Modell im militärhistorischen Museum der Bundeswehr, Dresden | ||||||||||||||||
| ||||||||||||||||
| ||||||||||||||||
| ||||||||||||||||
| ||||||||||||||||
|
Geschichte
Rahmenbedingungen
Der Aufbau der Bundeswehr unterlag einer Anzahl von Rüstungsbeschränkungen, die in Protokoll Nr. III, Abschnitt V zu den Pariser Verträgen über die Westeuropäische Union von 1954 vereinbart waren. Darin war die Standardverdrängung für U-Boote auf maximal 350 t festgelegt. Diese Grenze wurde mehrfach angehoben, so 1962 zunächst auf 450 t und im Oktober desselben Jahres auf Empfehlung der NATO auf 1000 t. Von 1973 bis zum Jahr 1980 1800 t. 1980 wurden die Schiffbaubeschränkungen nach Abschnitt V generell aufgehoben.[2]

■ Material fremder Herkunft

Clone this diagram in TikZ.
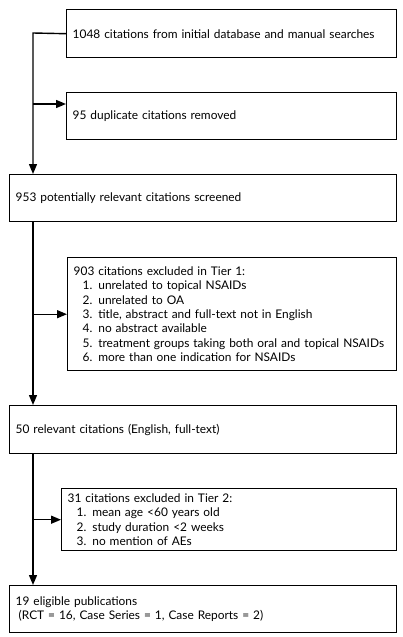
\documentclass[tikz,border=0pt]{standalone}
\usepackage{fontspec}
\setmainfont{Lato}
\usetikzlibrary{arrows.meta,calc}
\begin{document}
\begin{tikzpicture}[x=1pt,y=-1pt,
  box/.style={draw,line width=1.4pt,anchor=north west,inner xsep=6pt,inner ysep=2pt,align=left,
    font=\fontsize{11.9pt}{14.4pt}\selectfont},
  arr/.style={line width=1.4pt,-{Triangle[length=10pt,width=8pt]}}]
\useasboundingbox (0,0) rectangle (402,637);
\node[box,minimum width=330pt,minimum height=48pt,text width=318pt] (b1) at (66,9)
  {1048 citations from initial database and manual searches};
\node[box,minimum width=330pt,minimum height=47pt,text width=318pt] (b2) at (66,92)
  {95 duplicate citations removed};
\node[box,minimum width=387pt,minimum height=47pt,text width=375pt] (b3) at (9,174)
  {953 potentially relevant citations screened};
\node[box,minimum width=329pt,minimum height=113pt,text width=317pt] (b4) at (67,257)
  {903 citations excluded in Tier 1:\\
  \hspace*{9pt}1. unrelated to topical NSAIDs\\
  \hspace*{9pt}2. unrelated to OA\\
  \hspace*{9pt}3. title, abstract and full-text not in English\\
  \hspace*{9pt}4. no abstract available\\
  \hspace*{9pt}5. treatment groups taking both oral and topical NSAIDs\\
  \hspace*{9pt}6. more than one indication for NSAIDs};
\node[box,minimum width=387pt,minimum height=48pt,text width=375pt] (b5) at (9,405)
  {50 relevant citations (English, full-text)};
\node[box,minimum width=335pt,minimum height=62pt,text width=323pt] (b6) at (61,488)
  {31 citations excluded in Tier 2:\\
  \hspace*{9pt}1. mean age <60 years old\\
  \hspace*{9pt}2. study duration <2 weeks\\
  \hspace*{9pt}3. no mention of AEs};
\node[box,minimum width=387pt,minimum height=47pt,text width=375pt] (b7) at (9,585)
  {19 eligible publications\\
  \hspace*{3pt}(RCT = 16, Case Series = 1, Case Reports = 2)};
\coordinate (c1) at (33,33);
\coordinate (j1) at (33,104);
\draw[arr] (b1.west) -- (c1) -- (b3.north -| c1);
\draw[arr] (j1) -- (j1 -| b2.west);
\draw[arr] (b3.south -| c1) -- (b5.north -| c1);
\draw[arr] (b4.west -| c1) -- (b4.west);
\draw[arr] (b5.south -| c1) -- (b7.north -| c1);
\draw[arr] (b6.west -| c1) -- (b6.west);
\end{tikzpicture}
\end{document}
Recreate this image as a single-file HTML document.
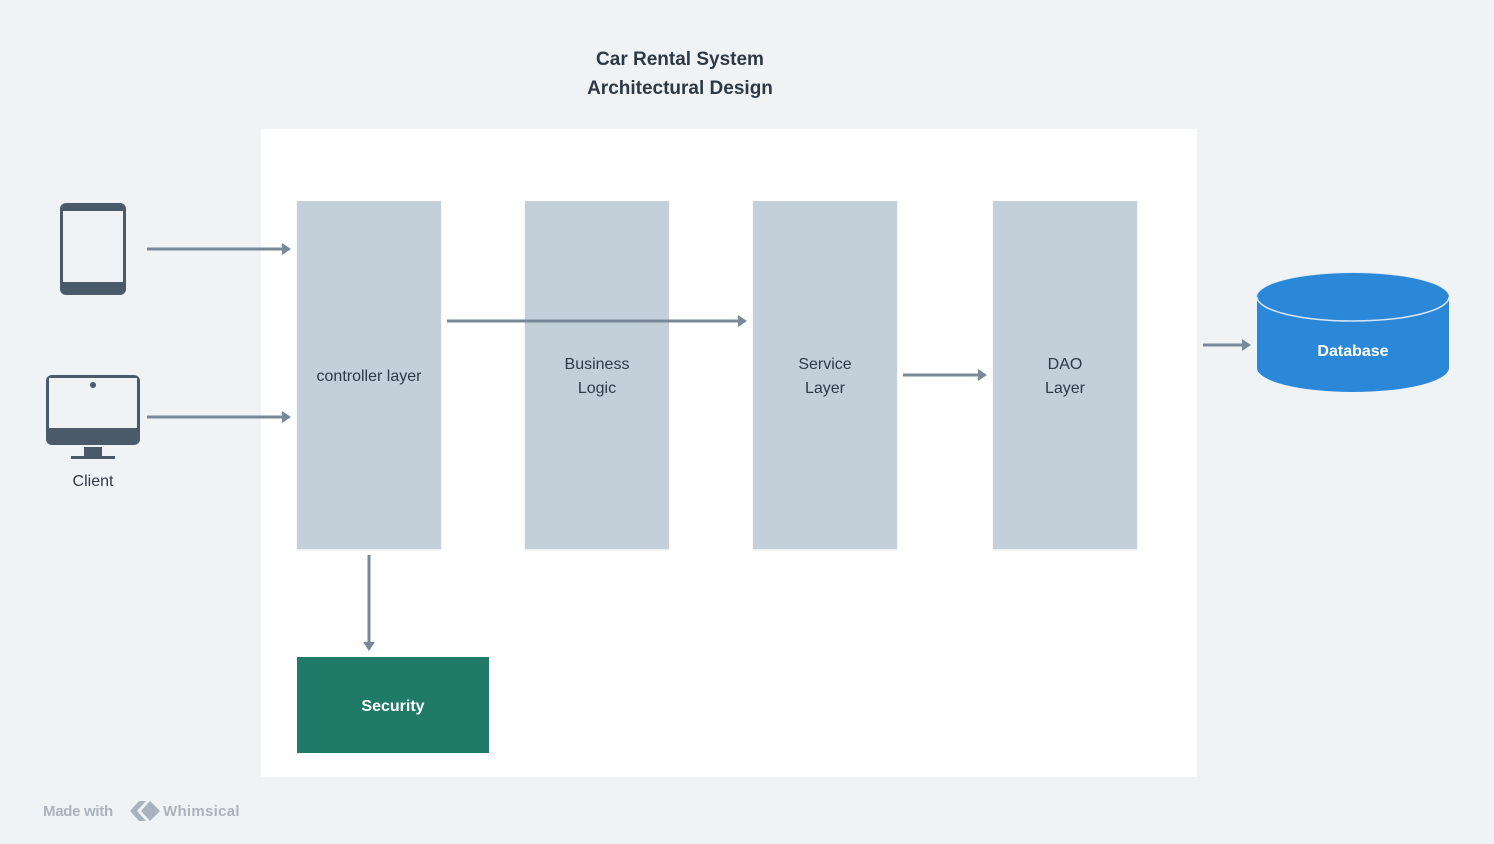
<!DOCTYPE html>
<html><head><style>
body{margin:0;width:1494px;height:844px;background:#eff3f6;position:relative;font-family:"Liberation Sans",sans-serif;overflow:hidden}
.a{position:absolute}
.col{position:absolute;top:203px;width:144px;height:348px;background:#c3cfd9;display:flex;align-items:center;justify-content:center;text-align:center;font-size:16px;color:#2d3a45;line-height:24px}
.bg{position:absolute;top:201px;width:144px;height:348px;background:#c3cfd9;box-shadow:0 1px 2px rgba(0,0,0,.1)}
</style></head><body>
<div class="a" style="left:0;width:1360px;top:45px;text-align:center;font-weight:bold;font-size:19px;color:#2d3a45;line-height:29px">Car Rental System<br>Architectural Design</div>
<div class="a" style="left:261px;top:129px;width:936px;height:648px;background:#fff"></div>
<div class="bg" style="left:297px"></div><div class="bg" style="left:525px"></div><div class="bg" style="left:753px"></div><div class="bg" style="left:993px"></div>
<div class="col" style="left:297px;background:none">controller layer</div>
<div class="col" style="left:525px;background:none">Business<br>Logic</div>
<div class="col" style="left:753px;background:none">Service<br>Layer</div>
<div class="col" style="left:993px;background:none">DAO<br>Layer</div>
<div class="a" style="left:297px;top:657px;width:192px;height:96px;background:#1f7a68"></div>
<div class="a" style="left:297px;top:659px;width:192px;height:96px;color:#fff;font-size:16px;font-weight:bold;display:flex;align-items:center;justify-content:center">Security</div>
<svg class="a" style="left:0;top:0" width="1494" height="844">
<g stroke="#788896" stroke-width="3" fill="none">
<line x1="147" y1="249" x2="284" y2="249"/>
<line x1="147" y1="417" x2="284" y2="417"/>
<line x1="447" y1="321" x2="740" y2="321"/>
<line x1="903" y1="375" x2="980" y2="375"/>
<line x1="1203" y1="345" x2="1244" y2="345"/>
<line x1="369" y1="555" x2="369" y2="644"/>
</g>
<g fill="#788896">
<polygon points="291,249 282,243 282,255"/>
<polygon points="291,417 282,411 282,423"/>
<polygon points="747,321 738,315 738,327"/>
<polygon points="987,375 978,369 978,381"/>
<polygon points="1251,345 1242,339 1242,351"/>
<polygon points="369,651 363,642 375,642"/>
</g>
<rect x="60" y="203" width="66" height="92" rx="6" fill="#4a5a68"/>
<rect x="63" y="211" width="60" height="71" fill="#eff3f6"/>
<rect x="46" y="375" width="94" height="70" rx="6" fill="#4a5a68"/>
<rect x="49" y="378" width="88" height="50" fill="#eff3f6"/>
<circle cx="93" cy="385" r="3" fill="#4a5a68"/>
<rect x="84" y="447" width="18" height="9" fill="#4a5a68"/>
<rect x="71" y="456" width="44" height="3" fill="#4a5a68"/>
<path d="M1257 297 V368 A96 24 0 0 0 1449 368 V297 Z" fill="#2b88d8"/>
<ellipse cx="1353" cy="297" rx="96" ry="24" fill="#2b88d8" stroke="#d8e6f2" stroke-width="1.5"/>
<path d="M1257 297 A96 24 0 0 1 1449 297" fill="#2b88d8"/>
<g fill="#a8b3bd"><polygon points="130,811 139,801 146,801 137,811 146,821 139,821"/><polygon points="141,811 150,801 160,811 150,821"/></g>
</svg>
<div class="a" style="left:60px;top:473px;width:66px;text-align:center;font-size:16px;color:#2d3a45">Client</div>
<div class="a" style="left:1257px;top:343px;width:192px;text-align:center;font-size:16px;font-weight:bold;color:#fff">Database</div>
<div class="a" style="left:43px;top:803px;font-size:15px;font-weight:bold;color:#a8b3bd;letter-spacing:-0.3px">Made with</div>
<div class="a" style="left:163px;top:803px;font-size:15px;font-weight:bold;color:#a8b3bd;letter-spacing:0.3px">Whimsical</div>
</body></html>
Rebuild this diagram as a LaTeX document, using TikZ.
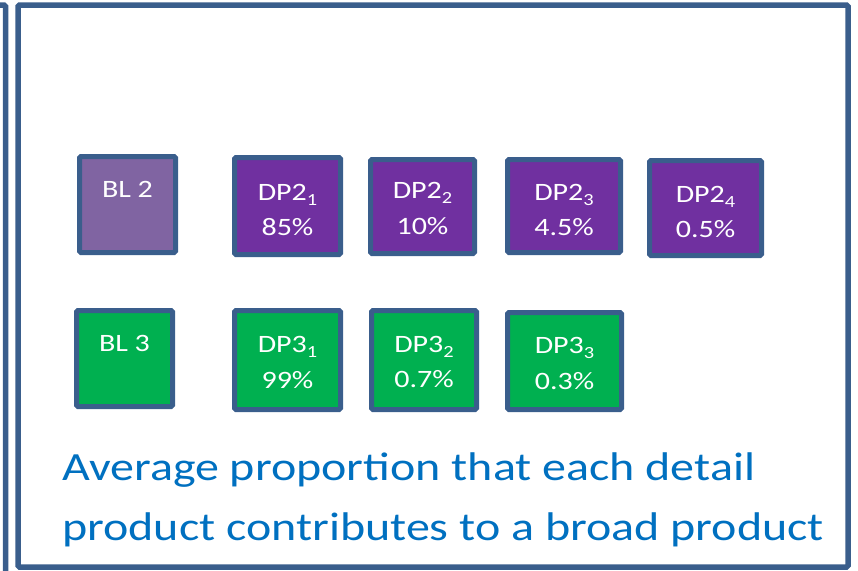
\documentclass[tikz,border=0pt]{standalone}
\usepackage{fontspec}
\newfontfamily\wfont[FakeStretch=1.2]{Carlito}
\definecolor{bordc}{HTML}{3A5E8C}
\definecolor{lpurp}{HTML}{8064A2}
\definecolor{dpurp}{HTML}{7030A0}
\definecolor{dgreen}{HTML}{00B050}
\definecolor{tblue}{HTML}{0070C0}
\newcommand\mysub[1]{\raisebox{-5pt}{\fontsize{17}{17}\selectfont #1}}
\begin{document}
\begin{tikzpicture}[x=1pt,y=-1pt,
  frameline/.style={draw=bordc, line width=5.5pt, rounded corners=1.5pt},
  pbox/.style 2 args={draw=bordc, line width=5pt, rounded corners=1.5pt, inner sep=0pt, outer sep=0pt, minimum width=#1pt, minimum height=#2pt},
  txt/.style={text=white, font=\wfont\fontsize{25}{25}\selectfont, inner sep=0pt, anchor=base},
  captxt/.style={text=tblue, font=\wfont\fontsize{40}{40}\selectfont, inner sep=0pt, anchor=base west}]
\useasboundingbox (0,0) rectangle (858,570);
% frames
\draw[frameline] (-10,5) -- (5.5,5) -- (5.5,585);
\draw[frameline] (18,5) rectangle (848,567);
% row 2
\node[pbox={96}{96}, fill=lpurp] (bl2) at (127.5,204.5) {};
\node[pbox={106}{97}, fill=dpurp] (dp21) at (287.5,206) {};
\node[pbox={104}{94}, fill=dpurp] (dp22) at (422.5,206.5) {};
\node[pbox={113}{93}, fill=dpurp] (dp23) at (564,206) {};
\node[pbox={112}{95}, fill=dpurp] (dp24) at (705.5,208) {};
\node[txt] (bl2t) at (127.5,197) {BL 2};
\node[txt] (dp21a) at (287.5,200) {DP2\mysub{1}};
\node[txt] (dp21b) at (287.5,235) {85\%};
\node[txt] (dp22a) at (422.5,198.5) {DP2\mysub{2}};
\node[txt] (dp22b) at (422.5,234) {10\%};
\node[txt] (dp23a) at (564,200) {DP2\mysub{3}};
\node[txt] (dp23b) at (564,235) {4.5\%};
\node[txt] (dp24a) at (705.5,202) {DP2\mysub{4}};
\node[txt] (dp24b) at (705.5,237) {0.5\%};
% row 3
\node[pbox={96}{96}, fill=dgreen] (bl3) at (124.5,358.5) {};
\node[pbox={106}{99}, fill=dgreen] (dp31) at (287.5,360) {};
\node[pbox={105}{99}, fill=dgreen] (dp32) at (424,360) {};
\node[pbox={114}{97}, fill=dgreen] (dp33) at (564.5,361) {};
\node[txt] (bl3t) at (124.5,351) {BL 3};
\node[txt] (dp31a) at (287.5,352) {DP3\mysub{1}};
\node[txt] (dp31b) at (287.5,388) {99\%};
\node[txt] (dp32a) at (424,352) {DP3\mysub{2}};
\node[txt] (dp32b) at (424,387) {0.7\%};
\node[txt] (dp33a) at (564.5,353) {DP3\mysub{3}};
\node[txt] (dp33b) at (564.5,389) {0.3\%};
% caption
\node[captxt] (cap1) at (62,480) {Average proportion that each detail};
\node[captxt] (cap2) at (62,540) {product contributes to a broad product};
\end{tikzpicture}
\end{document}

Absicht der Bundesmarine und der Werftindustrie war es, aufbauend auf den Erfahrungen des Zweiten Weltkriegs das weltweit modernste U-Boot dieser Größenordnung zu bauen. Die wesentliche Neuerung war die Verwendung von nicht-magnetisierbarem Stahl. Dadurch sollte die Verwundbarkeit durch Minen und die Entdeckung durch Magnetsensoren von U-Jagdflugzeugen reduziert werden. Für Konstruktion und Entwicklung wurde am 15. Januar 1958[3] das Ingenieurkontor Lübeck unter der Verantwortlichkeit von Ulrich Gabler beauftragt. Der Verteidigungsausschuss erteilte am 16. März 1959 den Auftrag für den Bau von zwölf Booten dieser Klasse wurde an die Howaldtswerke AG in Kiel erteilt.[4]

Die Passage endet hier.